Recombination events were more likely to originate through exchanges or reshuffling of genes on the mother's chromosomes. Paternal recombination events, when they did occur, tended to happen towards the ends of the chromosomes. Although this was only one family, the scientists were surprised to find that fewer recombination events occurred as the parents aged.
The scientists determined that the de novo mutation rate varied across different regions of the genome. Areas that had more repeat content were more likely to generate de novo mutations. These included centromeres (regions on the chromosome that control cell division) and segmental duplications (blocks of DNA that occur in more than one region of the genome). They observed that the tightly packed regions of the Y chromosome had some of the highest rates of de novo mutations.
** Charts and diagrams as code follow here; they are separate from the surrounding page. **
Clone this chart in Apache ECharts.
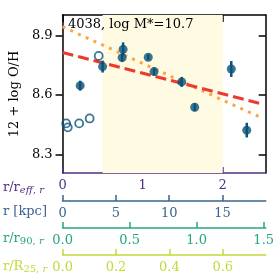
<!DOCTYPE html>
<html><head><meta charset="utf-8">
<script src="https://cdn.jsdelivr.net/npm/echarts@6/dist/echarts.min.js"></script>
<style>html,body{margin:0;padding:0;background:#fff}#c{width:277px;height:277px}</style>
</head><body><div id="c"></div>
<script>
// ---- data ----
const filledR   = [0.22, 0.50, 0.756, 0.744, 1.07, 1.143, 1.488, 1.65, 2.107, 2.30];
const filledOH  = [8.647, 8.743, 8.830, 8.788, 8.790, 8.718, 8.666, 8.538, 8.731, 8.423];
const filledErr = [0.025, 0.03, 0.035, 0.02, 0.015, 0.02, 0.025, 0.02, 0.04, 0.037];
const openR  = [0.045, 0.065, 0.207, 0.338, 0.451];
const openOH = [8.457, 8.437, 8.457, 8.482, 8.797];
const redFitR = [0, 2.48], redFitOH = [8.814, 8.556];
const orangeFitR = [0, 2.5], orangeFitOH = [8.944, 8.482];
const bandR = [0.5, 2.0];
const reffTicks = [0, 1, 2];
const kpcTicks = [0, 5, 10, 15];
const r90Ticks = [0.0, 0.5, 1.0, 1.5];
const r25Ticks = [0.0, 0.2, 0.4, 0.6];
const yTicks = [8.3, 8.6, 8.9];
const title = '4038, log M*=10.7';

const F = 'DejaVu Serif';
const PUR = '#4f3283', BLU = '#3a6491', TEA = '#27a583', YG = '#c3d93a';
const DOT = '#0a5379';

const chart = echarts.init(document.getElementById('c'), null, {renderer:'canvas'});
function xax(color, min, max, ticks, offset, dec, extra) {
  return Object.assign({
    type:'value', gridIndex:0, position:'bottom', offset:offset, min:min, max:max,
    axisLine:{show:true, onZero:false, lineStyle:{color:color, width:1.5}},
    axisTick:{show:true, inside:true, length:6, customValues:ticks, lineStyle:{color:color, width:1.5}},
    axisLabel:{show:true, customValues:ticks, margin:6, color:color, fontFamily:F, fontSize:13,
      formatter:v=>v.toFixed(dec)},
    splitLine:{show:false}
  }, extra||{});
}
const option = {
  animation:false,
  grid:{left:58, right:11, top:15, bottom:104, containLabel:false},
  xAxis:[
    xax(PUR, 0, 2.537, reffTicks, 0, 0),
    xax(BLU, 0, 19.05, kpcTicks, 28, 0),
    xax(TEA, 0, 1.515, r90Ticks, 55, 1),
    xax(YG, 0, 0.761, r25Ticks, 82, 1),
    {type:'value', position:'top', min:0, max:2.537,
      axisLine:{show:true, onZero:false, lineStyle:{color:'#000', width:1.5}},
      axisTick:{show:true, inside:true, length:7, customValues:reffTicks, lineStyle:{color:'#000', width:1.5}},
      axisLabel:{show:false}, splitLine:{show:false}}
  ],
  yAxis:[
    {type:'value', min:8.207, max:9.003, position:'left',
      name:'12 + log O/H', nameLocation:'middle', nameGap:40, nameRotate:90,
      nameTextStyle:{fontFamily:F, fontSize:13, color:'#000'},
      axisLine:{show:true, onZero:false, lineStyle:{color:'#000', width:1.5}},
      axisTick:{show:true, inside:false, length:7, customValues:yTicks, lineStyle:{color:'#000', width:1.5}},
      axisLabel:{show:true, customValues:yTicks, margin:10, color:'#000', fontFamily:F, fontSize:13, formatter:v=>v.toFixed(1)},
      splitLine:{show:false}},
    {type:'value', min:8.207, max:9.003, position:'right',
      axisLine:{show:true, onZero:false, lineStyle:{color:'#000', width:1.5}},
      axisTick:{show:true, inside:true, length:7, customValues:yTicks, lineStyle:{color:'#000', width:1.5}},
      axisLabel:{show:false}, splitLine:{show:false}}
  ],
  series:[
    {type:'line', xAxisIndex:0, yAxisIndex:0, data:[], silent:true,
      markArea:{silent:true, itemStyle:{color:'#fffae2'},
        data:[[{xAxis:bandR[0]},{xAxis:bandR[1]}]]}},
    {type:'line', xAxisIndex:0, yAxisIndex:0, symbol:'none', silent:true, z:3,
      data:orangeFitR.map((r,i)=>[r, orangeFitOH[i]]),
      lineStyle:{color:'#ffa445', width:3, type:[3,5.5]}},
    {type:'line', xAxisIndex:0, yAxisIndex:0, symbol:'none', silent:true, z:3,
      data:redFitR.map((r,i)=>[r, redFitOH[i]]),
      lineStyle:{color:'#ec3a2c', width:3, type:[11,5]}},
    {type:'custom', xAxisIndex:0, yAxisIndex:0, z:4,
      data:filledR.map((r,i)=>[r, filledOH[i]-filledErr[i], filledOH[i]+filledErr[i]]),
      encode:{x:0, y:[1,2]},
      renderItem:(params, api)=>{
        const a = api.coord([api.value(0), api.value(1)]);
        const b = api.coord([api.value(0), api.value(2)]);
        return {type:'line', shape:{x1:a[0], y1:a[1], x2:b[0], y2:b[1]},
          style:{stroke:DOT, lineWidth:2.5}};
      }},
    {type:'scatter', xAxisIndex:0, yAxisIndex:0, z:5, symbol:'circle', symbolSize:9,
      data:filledR.map((r,i)=>[r, filledOH[i]]), itemStyle:{color:DOT}},
    {type:'scatter', xAxisIndex:0, yAxisIndex:0, z:5, symbol:'circle', symbolSize:8,
      data:openR.map((r,i)=>[r, openOH[i]]),
      itemStyle:{color:'rgba(0,0,0,0)', borderColor:DOT, borderWidth:1.8}}
  ],
  graphic:[
    {type:'text', left:68, top:18, z:10, style:{text:title, font:'13px "DejaVu Serif"', fill:'#000'}},
    {type:'text', x:3, y:180, z:10, style:{text:'r/r{si|eff, r}', font:'13px "DejaVu Serif"', fill:PUR,
      rich:{si:{fontFamily:F, fontSize:10, fontStyle:'italic', fill:PUR, padding:[5,0,0,0]}}}},
    {type:'text', x:3, y:205, z:10, style:{text:'r [kpc]', font:'13px "DejaVu Serif"', fill:BLU}},
    {type:'text', x:3, y:231, z:10, style:{text:'r/r{s|90, }{si|r}', font:'13px "DejaVu Serif"', fill:TEA,
      rich:{s:{fontFamily:F, fontSize:10, fill:TEA, padding:[5,0,0,0]}, si:{fontFamily:F, fontSize:10, fontStyle:'italic', fill:TEA, padding:[5,0,0,0]}}}},
    {type:'text', x:3, y:259, z:10, style:{text:'r/R{s|25, }{si|r}', font:'13px "DejaVu Serif"', fill:YG,
      rich:{s:{fontFamily:F, fontSize:10, fill:YG, padding:[5,0,0,0]}, si:{fontFamily:F, fontSize:10, fontStyle:'italic', fill:YG, padding:[5,0,0,0]}}}}
  ]
};
chart.setOption(option);
</script></body></html>
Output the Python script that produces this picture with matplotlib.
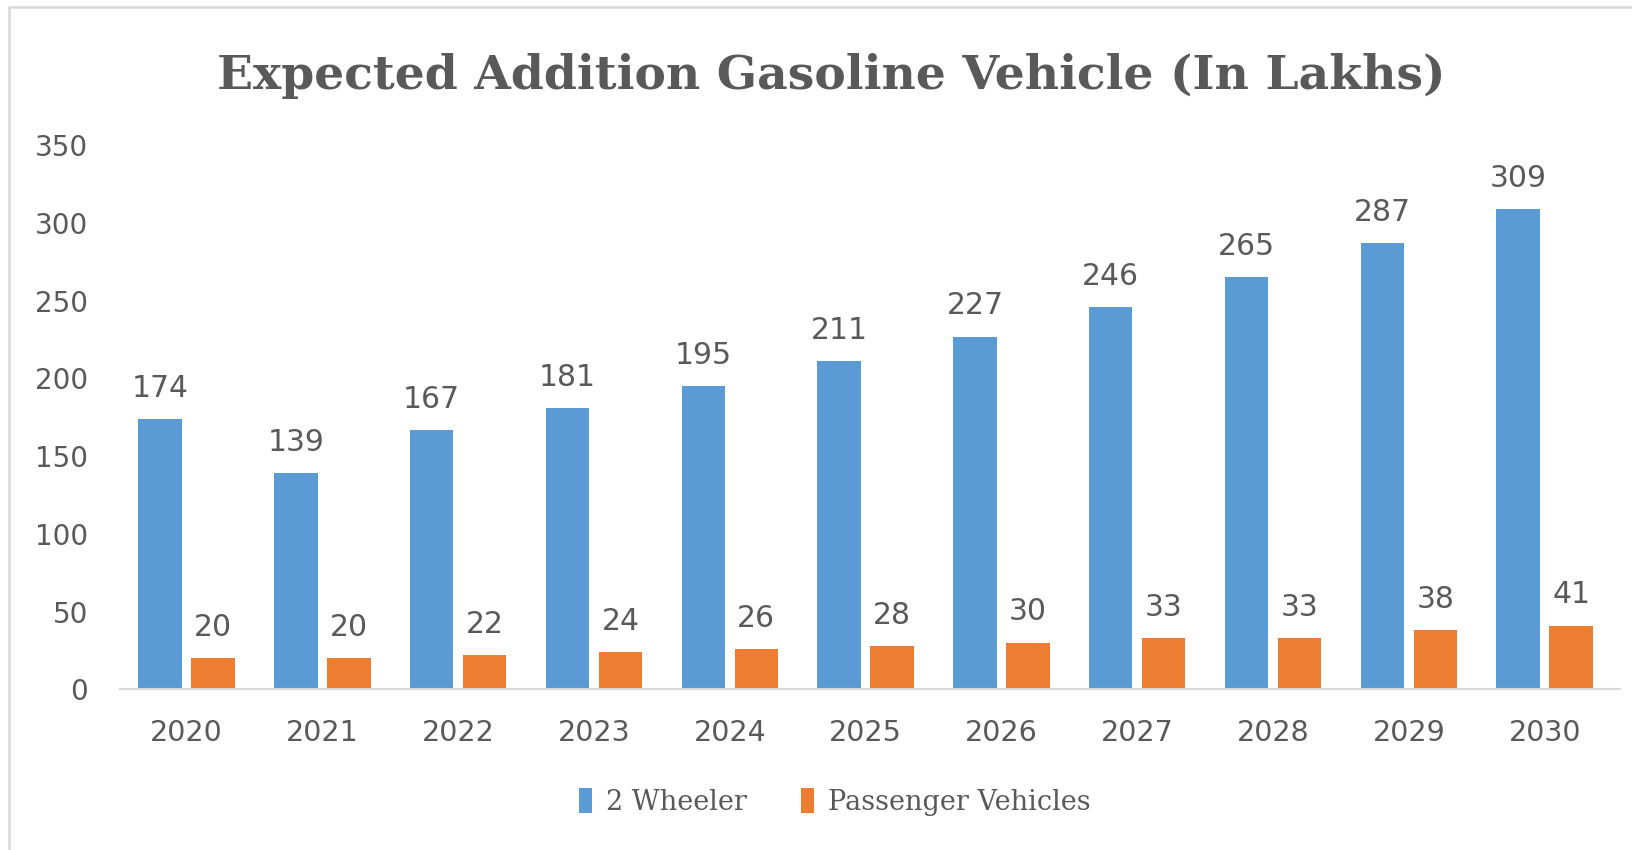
import matplotlib
matplotlib.use("Agg")
import matplotlib.pyplot as plt
import numpy as np
from matplotlib.patches import Rectangle

years = ["2020", "2021", "2022", "2023", "2024", "2025", "2026", "2027", "2028", "2029", "2030"]
two_wheeler = [174, 139, 167, 181, 195, 211, 227, 246, 265, 287, 309]
passenger = [20, 20, 22, 24, 26, 28, 30, 33, 33, 38, 41]
series_names = ["2 Wheeler", "Passenger Vehicles"]
title = "Expected Addition Gasoline Vehicle (In Lakhs)"

BLUE = "#5B9BD5"
ORANGE = "#ED7D31"
TXT = "#595959"

fig = plt.figure(figsize=(16.33, 8.5), dpi=100)
fig.patch.set_facecolor("white")
fig.patches.append(Rectangle((9/1633, -0.1), 1.2, (850-7)/850 + 0.1, transform=fig.transFigure,
                             fill=False, edgecolor="#D9D9D9", linewidth=1.8))

ax = fig.add_axes([120/1633, 0.189, (1620-120)/1633, 0.64])
x = np.arange(len(years))
w = 0.32
off = 0.195
b1 = ax.bar(x - off, two_wheeler, w, color=BLUE, label=series_names[0], zorder=2)
b2 = ax.bar(x + off, passenger, w, color=ORANGE, label=series_names[1], zorder=2)

for bars, vals in ((b1, two_wheeler), (b2, passenger)):
    for r, v in zip(bars, vals):
        ax.annotate(str(v), (r.get_x() + r.get_width() / 2, v), xytext=(0, 16),
                    textcoords="offset points", ha="center", va="baseline",
                    fontsize=21.5, color=TXT, family="DejaVu Sans")

ax.set_ylim(0, 350)
ax.set_yticks(range(0, 351, 50))
ax.set_xlim(-0.49, 10.555)
ax.set_xticks(x)
ax.set_xticklabels(years, fontsize=20.5, color=TXT, family="DejaVu Sans")
for lab in ax.get_yticklabels():
    lab.set_fontsize(20)
    lab.set_color(TXT)
    lab.set_family("DejaVu Sans")
ax.tick_params(axis="both", length=0)
ax.tick_params(axis="x", pad=21)
ax.tick_params(axis="y", pad=23)
for s in ("top", "right", "left"):
    ax.spines[s].set_visible(False)
ax.spines["bottom"].set_color("#D9D9D9")
ax.spines["bottom"].set_linewidth(1.5)

fig.text(0.509, 1 - 89/850, title, ha="center", va="baseline", fontsize=34,
         fontweight="bold", color=TXT, family="DejaVu Serif")

leg = fig.legend(handles=[b1, b2], labels=series_names, loc="center", bbox_to_anchor=(0.511, 1 - 802/850),
                 ncol=2, frameon=False, handlelength=0.5, handleheight=1.0, handletextpad=0.5,
                 columnspacing=2.0, prop={"family": "DejaVu Serif", "size": 19.5})
for t in leg.get_texts():
    t.set_color(TXT)

fig.savefig("out.png", dpi=100)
Tandem repeats were some of the hottest regions for de novo mutations. In the family being studied, there were 32 of these hotspots where recurrent mutations occurred, including 16 that expanded or contracted three or more times.
The researchers think that this genome resource created from the mutigenerational family pedigree will be useful for future genetic studies, such as benchmarking new sequence technologies or studying even more complex forms of variation and how they are passed down or changed from one generation to the next.
However, they pointed out several limitations to this resource, such as the regions of the short arms five genomes (13, 14, 15, 21, and 22) that have not yet been fully resolved, largely because of their highly repetitive features and assembly difficulties. In addition, the patterns of de novo mutations are likely to differ among families. The researchers said that many more multigenerational human family genome resources would need to be developed and made widely available to scientists to better establish ranges of de novo mutation rates.
Such multigenerational genome resources would further efforts, they said, to test new ways to detect genetic variants and to evaluate new sequencing technologies.
The scientist also believed that they were conservative in their estimates of mutation rates.
"More genomic variation, including de novo variation, remains to be discovered," they noted.
Porubsky and Eichler wrote that they were amazed by the dedication to science of the multigenerational family whose genomes the research team studied. For example, one of the individuals in the family (whose genome assembly is designated NA12878) has perhaps the most studied human genome in history. The researchers expressed thanks to all the members of the family for their long-standing commitment to furthering knowledge about human genetic variation and for making the data publicly available.